Robert Lipp

Personal information
- Full name: Robert Isidor Lipp
- Date of birth: July 10, 1970 (age 56)
- Place of birth: St. Louis, Missouri, U.S.
- Height: 6 ft 0 in (1.83 m)
- Positions: Forward; defender;

Youth career
- 1988: Metro State College
- 1989–1992: Colorado College

Senior career*
- Years: Team / Apps / (Gls)
- 1993–1997: Colorado Foxes
- Colorado Comets

= Robert Lipp =

American soccer player

Robert Lipp is an American retired soccer player who played professionally in the American Professional Soccer League and USISL.

==Youth==
Lipp was a 1987 NSCAA High School All American soccer player and a 1988 Gatorade Player of the Year at Rocky Mountain High School. Lipp spent the 1988 collegiate season with Metro State College. He transferred to Colorado College where he was a 1992 Third Team All American.

==Professional==
In April 1993, Lipp turned professional with the Colorado Foxes of the American Professional Soccer League.
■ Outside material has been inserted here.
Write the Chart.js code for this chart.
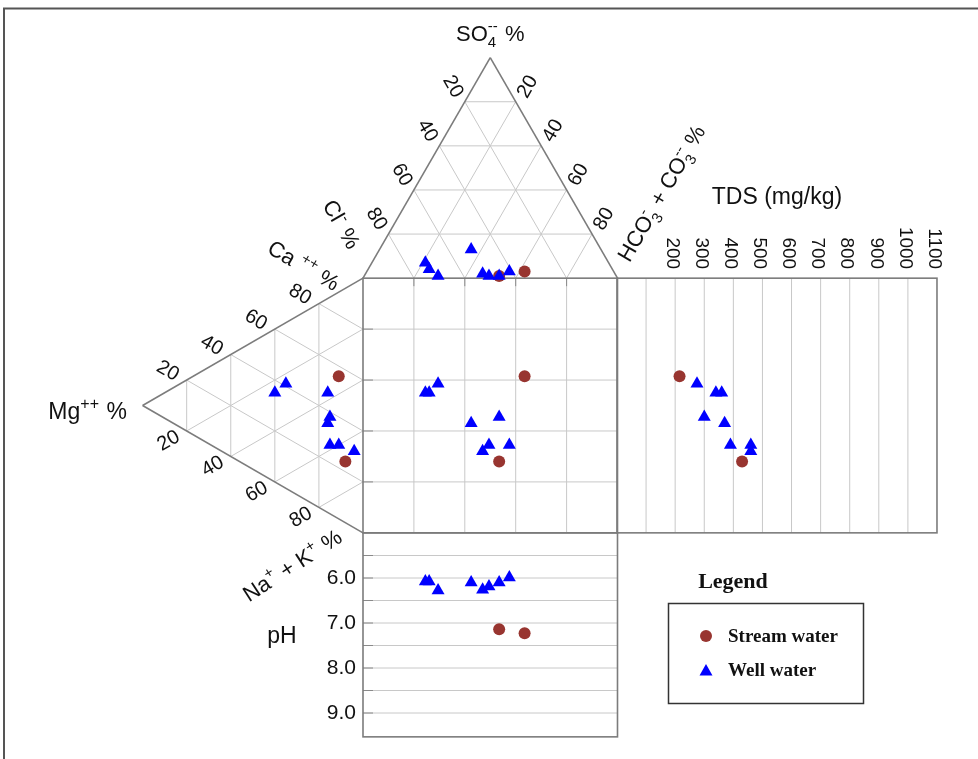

He played for the Foxes through the 1996 season, but broke his right leg in a June 1996 game with the Seattle Sounders. Lipp was also drafted by the St. Louis Ambush in the 1993 National Professional Soccer League draft. The Ambush traded his rights to the Wichita Wings, but a hamstring injury suffered during the Foxes season led to the Wings not signing Lipp.

He also played for the Colorado Comets of the USISL.